Customs Easily Collected
The popularity in this country of the parcels post is well demonstrated by the great growth in the use of international facilities. The dispatches from this country for the fiscal year ending June 30, 1905, amounted to 560,228 pounds and for the year ending June 30, 1906, was 721,164 pounds, an increase of 28.73 per cent. Only one-fifth of the dispatches of the last mentioned fiscal year went to Europe, which indicates that a good share of the parcels business was with Mexico and Central South America. Parcels for Germany, Hongkong, Japan, Norway, Belgium, Great Britain, Sweden, and Denmark are accepted only for a maximum weight of 4 pounds and 6 ounces, where the maximum weight for the other countries with which the Postoffice Department now has conventions is 11 pounds.

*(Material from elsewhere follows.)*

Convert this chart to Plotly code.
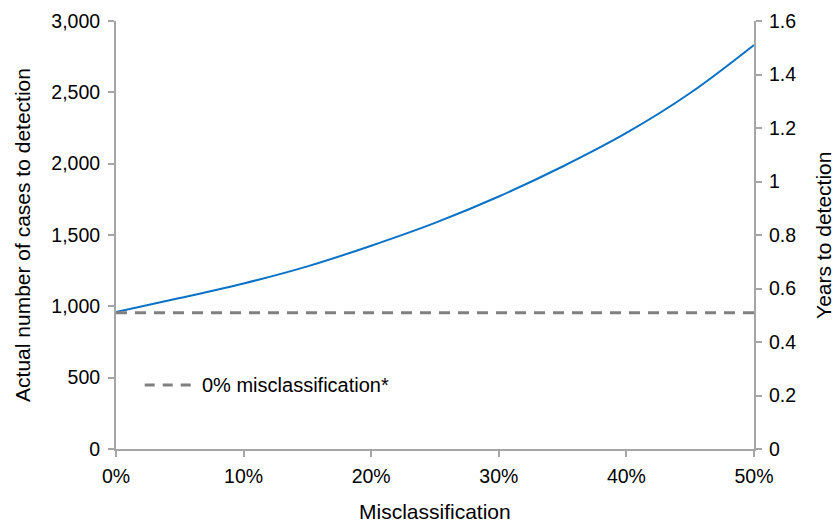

The customs officials say that the parcels post business with foreign countries is increasing by leaps and bounds. Within recent months better facilities for the collection of customs dues have been inaugurated, with the result it is said, that many packages which hitherto passed without being noted are now being examined and recorded. There are offices of exchange, so called, in several of the larger post-offices of the United States where customs officials are stationed to attend to the collection of duties on these parcels from abroad. In the Washington City post-office this foreign parcels post business is said to have increased 300 per cent within the last twelve months. The Treasury Department keeps about 25 customs employees now on duty at the New York City post-office to attend to the foreign parcels post business which goes through that office. Dutiable packages to minor offices are handled from exchange offices. Such mail addressed to Plymouth, Mass., for instance, would be held till the addressee had forwarded to the postmaster at Boston the amount of duty required.